1. Vendor-Focused Trade Shows
There are only two reasons to attend a trade show: 1) to generate sales leads or 2) to close existing opportunities. Both goals are impossible to achieve if neither customers nor potential customers attend the trade show.
For example, I know a guy who spent $100,000 for a booth at a trade show and got only 132 “sales leads.” And all but 22 of those “leads” were people from other vendors who were looking for a new job.
- Smart strategy: Insist that every trade show investment be matched by a reasonable financial return, in the form of sales leads that eventually generate revenue. If you’re not confident the trade show will more than pay for itself, don’t attend.
2. Brand Awareness Campaigns
Your brand is important. However, unless you’re selling a mass-market consumer product and willing to spend many millions on advertising, it is your products and services that will create your brand–not your marketing activity.
The truth is that brochures, websites, videos, and advertisements aimed at raising “brand awareness” are usually a waste of money. There’s just too much “brand spam” floating around for anyone to take notice.
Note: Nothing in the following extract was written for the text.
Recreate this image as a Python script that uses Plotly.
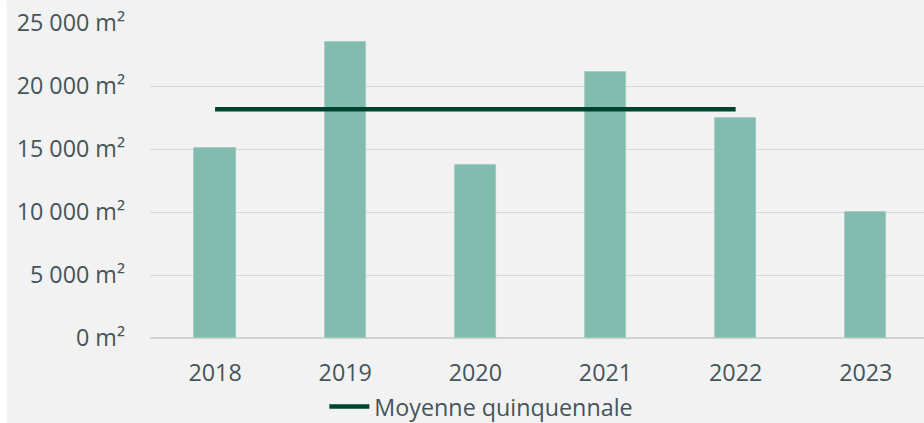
import plotly.graph_objects as go

years = ["2018", "2019", "2020", "2021", "2022", "2023"]
surface = [15070, 23470, 13700, 21090, 17440, 10010]
avg_years = ["2018", "2019", "2020", "2021", "2022"]
avg_value = [18155, 18155, 18155, 18155, 18155]
y_ticks = [0, 5000, 10000, 15000, 20000, 25000]
y_labels = ["0 m²", "5 000 m²", "10 000 m²", "15 000 m²", "20 000 m²", "25 000 m²"]

W, H = 924, 423
L, R, T, B = 150.25, 0, 22.7, 85
pw = W - L - R
ph = H - T - B

txt = "#45555a"
font = dict(family="Open Sans", size=23.3, color=txt)

fig = go.Figure()
fig.add_trace(go.Bar(
    x=years, y=surface, width=0.317,
    marker=dict(color="#82bcae", line=dict(color="#9ccabf", width=0.8)),
    showlegend=False, hoverinfo="skip",
))
fig.add_trace(go.Scatter(
    x=avg_years, y=avg_value, mode="lines",
    line=dict(color="#00432f", width=4.5),
    name="Moyenne quinquennale",
))

fig.update_layout(
    width=W, height=H,
    margin=dict(l=L, r=R, t=T, b=B, pad=0, autoexpand=False),
    paper_bgcolor="#f2f2f2", plot_bgcolor="#f2f2f2",
    font=font,
    bargap=0,
    legend=dict(orientation="h", x=(481.5 - L) / pw, xanchor="center",
                y=(338 - 407) / ph, yanchor="middle",
                bgcolor="rgba(0,0,0,0)", font=font, itemwidth=40),
    shapes=[dict(type="rect", xref="paper", yref="paper",
                 x0=-L / pw, x1=(7 - L) / pw, y0=-B / ph, y1=1 + T / ph,
                 fillcolor="white", line=dict(width=0), layer="below")],
)
fig.update_xaxes(
    type="category", range=[-0.5, -0.5 + pw / 130.1],
    showgrid=False, showline=False, zeroline=False,
    tickfont=font, ticks="", ticklabelstandoff=19,
)
fig.update_yaxes(
    range=[0, 25000], tickvals=y_ticks, ticktext=y_labels,
    showgrid=True, gridcolor="#d6dadb", gridwidth=1.3,
    zeroline=True, zerolinecolor="#d0d3d3", zerolinewidth=1.5,
    showline=False, ticks="", tickfont=font, ticklabelstandoff=24,
)

fig.write_html("out.html")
- Smart strategy: Set goals for and measure every marketing activity by whether (and how well) it creates sales leads or shortens the sales cycle. In other words, treat marketing activity as tactical, rather than strategic.
3. Bogus Market Research
Market research can give you an accurate snapshot of what your customers are thinking and feeling, providing that research is quantitative, statistically valid, and independent of a hidden agenda..
- Smart strategy: Rather than waste money on custom market research, compile and contrast publicly available data that’s gathered without a specific agenda–such as government statistics or market research aimed at a broader vendor audience.